The decision was disclosed by the ministry official immediately after a meeting between Justice Minister Haralambos Athanasiou and Finance Minister Gikas Hardouvelis, as part of the government’s preparations for the troika negotiations in Paris.
The official described the development as “a decision and not an intention” to stop the troika’s request for foreclosures at one-third of the nominal value.
The same official also noted that “the prime minister’s order for the protection of vulnerable debtholders would proceed.”
Also Thursday, ministers dealing with the problem of nonperforming bank loans were requested to make clear that the government would, under no circumstances, leave vulnerable social groups unprotected.
The coalition government’s junior partner, PASOK, adopted a similar position on the issue, and in fact rushed to beat coalition leader New Democracy in getting the news out first.

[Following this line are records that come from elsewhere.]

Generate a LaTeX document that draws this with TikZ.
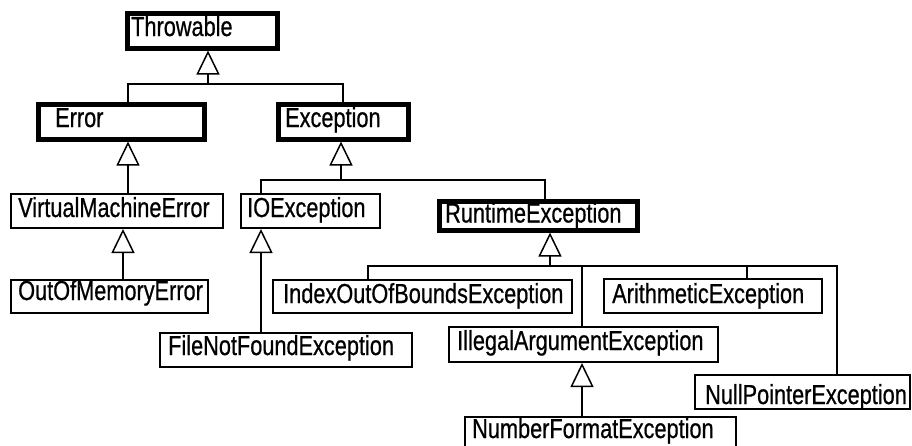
\documentclass[tikz,border=0pt]{standalone}
\usepackage{fontspec}
\setmainfont{Liberation Sans}[FakeStretch=0.79,FakeBold=0.6]
\usetikzlibrary{arrows.meta}
% name, left, top, right, bottom, text x, text baseline, text, border width
\newcommand{\umlbox}[9]{%
  \node[draw, line width=#9, anchor=north west,
        minimum width={#4-#2-#9}, minimum height={#5-#3-#9}]
        (#1) at ({#2+#9/2},{#3+#9/2}) {};
  \node[lbl] (#1-t) at (#6,#7) {#8};
}
\begin{document}
\begin{tikzpicture}[x=1pt,y=-1pt,
  every node/.style={inner sep=0pt},
  lbl/.style={anchor=base west, font=\fontsize{27.5}{31}\selectfont},
  conn/.style={line width=2pt},
  inh/.style={line width=2pt,
    -{Triangle[open, length=24pt, width=23pt, line width=1.5pt]}}]
\clip (0,0) rectangle (912,445);
\useasboundingbox (0,0) rectangle (912,445);
\fill[white] (0,0) rectangle (912,445);

\umlbox{thr}{122}{8}{277}{48}{131}{36}{Throwable}{5}
\umlbox{err}{33}{99}{204}{139}{55}{127}{Error}{5}
\umlbox{exc}{273}{99}{408}{139}{285}{127}{Exception}{5}
\umlbox{rt}{434}{196}{637}{230}{445}{222.5}{RuntimeException}{5}
\umlbox{vme}{9}{192}{223}{228}{18}{217}{VirtualMachineError}{2}
\umlbox{io}{239}{192}{380}{228}{247}{217}{IOException}{2}
\umlbox{oom}{9}{278}{208}{313}{18}{300}{OutOfMemoryError}{2}
\umlbox{fnf}{158}{331}{412}{367}{168}{355}{FileNotFoundException}{2}
\umlbox{idx}{271}{278}{572}{313}{283}{303}{IndexOutOfBoundsException}{2}
\umlbox{ari}{602}{277}{822}{313}{612}{303}{ArithmeticException}{2}
\umlbox{iae}{447}{325}{718}{362}{457}{350}{IllegalArgumentException}{2}
\umlbox{npe}{693}{373}{910}{409}{705}{404}{NullPointerException}{2}
\umlbox{nfe}{463}{415}{736}{460}{472}{438}{NumberFormatException}{2}

% junctions and stems
\coordinate (jT) at (208,84);
\coordinate (eS) at (128,84);
\coordinate (jE) at (341,180);
\coordinate (ioS) at (261,180);
\coordinate (rtS) at (545,180);
\coordinate (vS) at (123,250);
\coordinate (jR) at (550,266);
\coordinate (iS) at (368,266);
\coordinate (aS) at (582,266);
\coordinate (arS) at (747,266);
\coordinate (nS) at (837,266);

% Throwable
\draw[inh] (jT) -- (jT |- thr.south);
\draw[conn] (eS |- err.north) -- (eS) -- (jT) -| (exc.north);
% Error
\draw[inh] (eS |- vme.north) -- (eS |- err.south);
% Exception
\draw[inh] (jE) -- (jE |- exc.south);
\draw[conn] (ioS |- io.north) -- (ioS) -- (rtS) -- (rtS |- rt.north);
% VirtualMachineError
\draw[inh] (vS |- oom.north) -- (vS |- vme.south);
% IOException
\draw[inh] (ioS |- fnf.north) -- (ioS |- io.south);
% RuntimeException
\draw[inh] (jR) -- (jR |- rt.south);
\draw[conn] (iS |- idx.north) -- (iS) -- (nS) -- (nS |- npe.north);
\draw[conn] (aS) -- (aS |- iae.north);
\draw[conn] (arS) -- (arS |- ari.north);
% IllegalArgumentException
\draw[inh] (aS |- nfe.north) -- (aS |- iae.south);
\end{tikzpicture}
\end{document}
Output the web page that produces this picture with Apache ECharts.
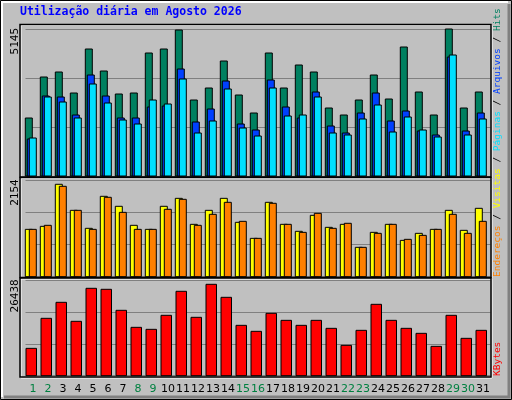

The finance minister also hled a meeting with Administrative Reform Deputy Minister Evi Christofilopoulou, during which the pair discussed pending issues ahead of the imminent troika talks, such as restructuring in the public sector, including the unified pay structure in the civil service, as well as a new recruitment law for the public sector.
Hardouvelis is scheduled to hold more meetings Friday with others ministers who will take part in the Paris talks, such as Labor, Social Security and Welfare Minister Yiannis Vroutsis and Development and Competitiveness Minister Nikos Dendias.
Greek government officials are scheduled to meet with troika officials over three days, beginning on September 2. Issues to be discussed will include the next budget, the fiscal gap for 2015, and taxation policy, especially the newly introduced ENFIA property tax.